Restate each line word for word. Leave out every picture.

━━━━━━━━━━━━━━━━

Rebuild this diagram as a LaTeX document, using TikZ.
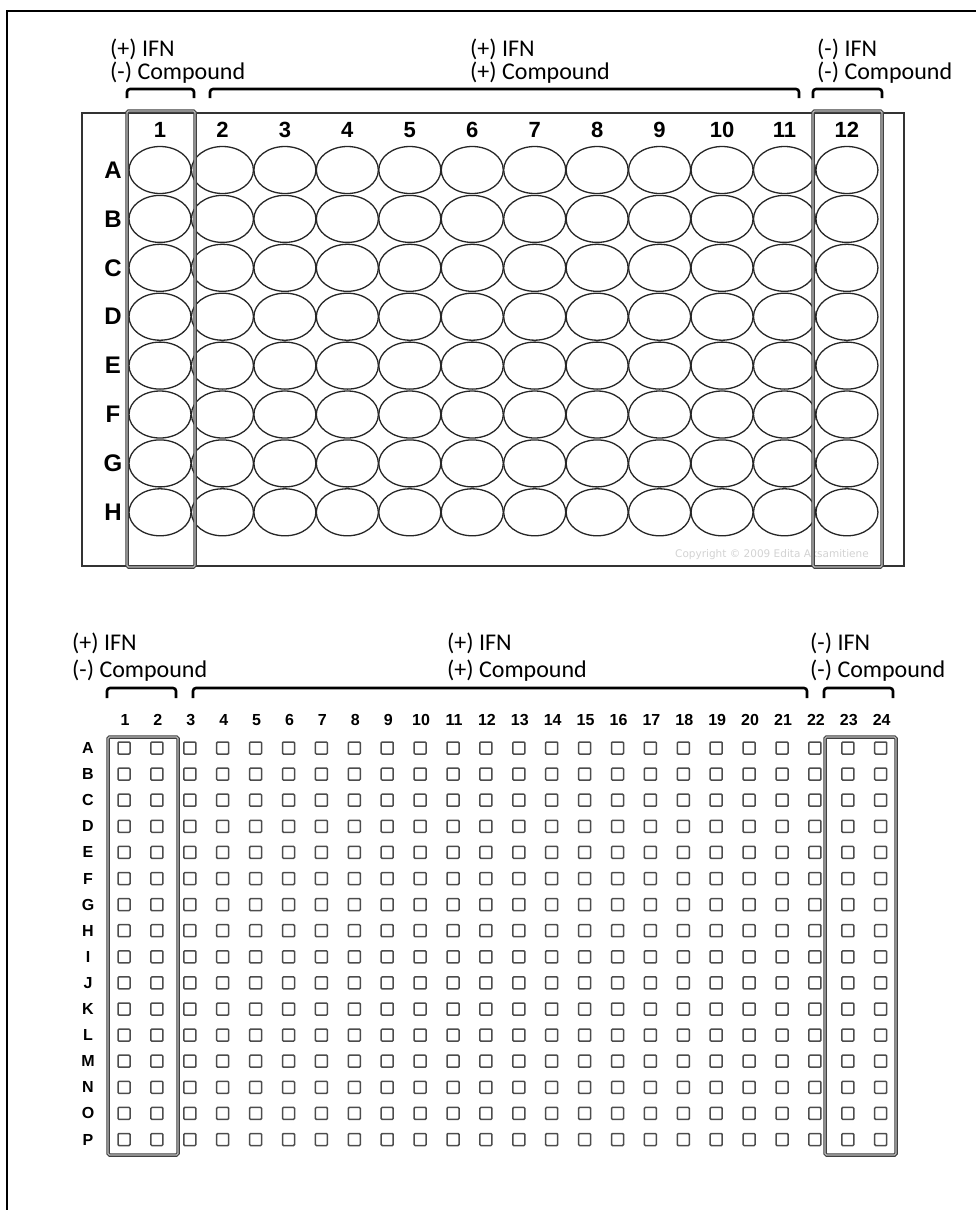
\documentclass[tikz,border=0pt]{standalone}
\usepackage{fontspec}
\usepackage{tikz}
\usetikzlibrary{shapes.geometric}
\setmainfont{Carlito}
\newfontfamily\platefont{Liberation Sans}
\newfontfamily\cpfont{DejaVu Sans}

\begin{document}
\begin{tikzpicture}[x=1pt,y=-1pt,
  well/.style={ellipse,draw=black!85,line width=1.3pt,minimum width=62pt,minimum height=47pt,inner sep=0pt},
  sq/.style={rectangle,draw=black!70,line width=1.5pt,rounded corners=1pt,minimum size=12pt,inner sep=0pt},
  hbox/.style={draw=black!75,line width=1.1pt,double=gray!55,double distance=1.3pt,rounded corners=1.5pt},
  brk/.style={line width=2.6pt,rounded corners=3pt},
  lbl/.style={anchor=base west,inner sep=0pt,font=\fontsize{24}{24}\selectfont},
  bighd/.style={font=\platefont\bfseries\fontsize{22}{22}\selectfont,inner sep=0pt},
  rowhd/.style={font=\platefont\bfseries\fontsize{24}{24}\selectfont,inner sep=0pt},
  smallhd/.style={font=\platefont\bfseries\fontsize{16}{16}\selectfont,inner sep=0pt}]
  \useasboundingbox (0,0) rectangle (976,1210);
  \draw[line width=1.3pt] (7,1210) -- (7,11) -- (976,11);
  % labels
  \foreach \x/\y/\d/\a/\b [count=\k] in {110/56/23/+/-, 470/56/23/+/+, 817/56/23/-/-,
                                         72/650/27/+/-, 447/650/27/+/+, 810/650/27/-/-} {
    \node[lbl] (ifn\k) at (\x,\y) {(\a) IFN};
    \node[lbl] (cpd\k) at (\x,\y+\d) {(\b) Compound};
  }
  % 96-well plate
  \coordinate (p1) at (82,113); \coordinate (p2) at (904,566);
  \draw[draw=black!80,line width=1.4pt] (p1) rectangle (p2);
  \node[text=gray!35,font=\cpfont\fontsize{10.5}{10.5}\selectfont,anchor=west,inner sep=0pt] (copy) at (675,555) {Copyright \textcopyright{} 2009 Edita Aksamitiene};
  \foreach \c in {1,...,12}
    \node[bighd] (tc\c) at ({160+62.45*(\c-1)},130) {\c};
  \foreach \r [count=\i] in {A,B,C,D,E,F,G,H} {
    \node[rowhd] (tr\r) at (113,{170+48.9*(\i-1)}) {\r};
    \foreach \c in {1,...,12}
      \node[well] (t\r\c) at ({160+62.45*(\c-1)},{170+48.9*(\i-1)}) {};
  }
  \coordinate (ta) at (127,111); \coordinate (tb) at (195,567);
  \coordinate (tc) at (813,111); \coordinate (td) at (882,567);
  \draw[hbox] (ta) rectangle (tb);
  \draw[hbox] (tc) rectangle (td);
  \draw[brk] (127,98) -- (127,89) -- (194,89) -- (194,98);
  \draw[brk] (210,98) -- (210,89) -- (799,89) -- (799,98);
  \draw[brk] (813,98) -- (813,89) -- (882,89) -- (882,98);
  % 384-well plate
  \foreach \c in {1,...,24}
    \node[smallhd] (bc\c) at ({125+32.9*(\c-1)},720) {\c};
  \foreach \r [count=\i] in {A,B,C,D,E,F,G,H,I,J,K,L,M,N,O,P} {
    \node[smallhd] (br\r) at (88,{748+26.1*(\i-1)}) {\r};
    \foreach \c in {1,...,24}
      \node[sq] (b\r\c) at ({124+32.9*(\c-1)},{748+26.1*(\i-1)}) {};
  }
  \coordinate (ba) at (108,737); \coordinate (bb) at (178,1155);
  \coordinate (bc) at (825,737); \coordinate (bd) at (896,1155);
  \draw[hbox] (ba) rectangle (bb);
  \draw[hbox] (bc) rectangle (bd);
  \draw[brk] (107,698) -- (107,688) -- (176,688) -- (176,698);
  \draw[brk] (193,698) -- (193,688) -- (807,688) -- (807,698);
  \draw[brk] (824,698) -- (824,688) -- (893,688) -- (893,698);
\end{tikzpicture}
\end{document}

━━━━━━━━━━━━━━━━

Complete response →
Rebuild this diagram as a LaTeX document, using TikZ.
\documentclass[tikz,border=0pt]{standalone}
\usepackage{fontspec}
\usepackage{tikz}
\usetikzlibrary{shapes.geometric}
\setmainfont{Carlito}
\newfontfamily\platefont{Liberation Sans}
\newfontfamily\cpfont{DejaVu Sans}

\begin{document}
\begin{tikzpicture}[x=1pt,y=-1pt,
  well/.style={ellipse,draw=black!85,line width=1.3pt,minimum width=62pt,minimum height=47pt,inner sep=0pt},
  sq/.style={rectangle,draw=black!70,line width=1.5pt,rounded corners=1pt,minimum size=12pt,inner sep=0pt},
  hbox/.style={draw=black!75,line width=1.1pt,double=gray!55,double distance=1.3pt,rounded corners=1.5pt},
  brk/.style={line width=2.6pt,rounded corners=3pt},
  lbl/.style={anchor=base west,inner sep=0pt,font=\fontsize{24}{24}\selectfont},
  bighd/.style={font=\platefont\bfseries\fontsize{22}{22}\selectfont,inner sep=0pt},
  rowhd/.style={font=\platefont\bfseries\fontsize{24}{24}\selectfont,inner sep=0pt},
  smallhd/.style={font=\platefont\bfseries\fontsize{16}{16}\selectfont,inner sep=0pt}]
  \useasboundingbox (0,0) rectangle (976,1210);
  \draw[line width=1.3pt] (7,1210) -- (7,11) -- (976,11);
  % labels
  \foreach \x/\y/\d/\a/\b [count=\k] in {110/56/23/+/-, 470/56/23/+/+, 817/56/23/-/-,
                                         72/650/27/+/-, 447/650/27/+/+, 810/650/27/-/-} {
    \node[lbl] (ifn\k) at (\x,\y) {(\a) IFN};
    \node[lbl] (cpd\k) at (\x,\y+\d) {(\b) Compound};
  }
  % 96-well plate
  \coordinate (p1) at (82,113); \coordinate (p2) at (904,566);
  \draw[draw=black!80,line width=1.4pt] (p1) rectangle (p2);
  \node[text=gray!35,font=\cpfont\fontsize{10.5}{10.5}\selectfont,anchor=west,inner sep=0pt] (copy) at (675,555) {Copyright \textcopyright{} 2009 Edita Aksamitiene};
  \foreach \c in {1,...,12}
    \node[bighd] (tc\c) at ({160+62.45*(\c-1)},130) {\c};
  \foreach \r [count=\i] in {A,B,C,D,E,F,G,H} {
    \node[rowhd] (tr\r) at (113,{170+48.9*(\i-1)}) {\r};
    \foreach \c in {1,...,12}
      \node[well] (t\r\c) at ({160+62.45*(\c-1)},{170+48.9*(\i-1)}) {};
  }
  \coordinate (ta) at (127,111); \coordinate (tb) at (195,567);
  \coordinate (tc) at (813,111); \coordinate (td) at (882,567);
  \draw[hbox] (ta) rectangle (tb);
  \draw[hbox] (tc) rectangle (td);
  \draw[brk] (127,98) -- (127,89) -- (194,89) -- (194,98);
  \draw[brk] (210,98) -- (210,89) -- (799,89) -- (799,98);
  \draw[brk] (813,98) -- (813,89) -- (882,89) -- (882,98);
  % 384-well plate
  \foreach \c in {1,...,24}
    \node[smallhd] (bc\c) at ({125+32.9*(\c-1)},720) {\c};
  \foreach \r [count=\i] in {A,B,C,D,E,F,G,H,I,J,K,L,M,N,O,P} {
    \node[smallhd] (br\r) at (88,{748+26.1*(\i-1)}) {\r};
    \foreach \c in {1,...,24}
      \node[sq] (b\r\c) at ({124+32.9*(\c-1)},{748+26.1*(\i-1)}) {};
  }
  \coordinate (ba) at (108,737); \coordinate (bb) at (178,1155);
  \coordinate (bc) at (825,737); \coordinate (bd) at (896,1155);
  \draw[hbox] (ba) rectangle (bb);
  \draw[hbox] (bc) rectangle (bd);
  \draw[brk] (107,698) -- (107,688) -- (176,688) -- (176,698);
  \draw[brk] (193,698) -- (193,688) -- (807,688) -- (807,698);
  \draw[brk] (824,698) -- (824,688) -- (893,688) -- (893,698);
\end{tikzpicture}
\end{document}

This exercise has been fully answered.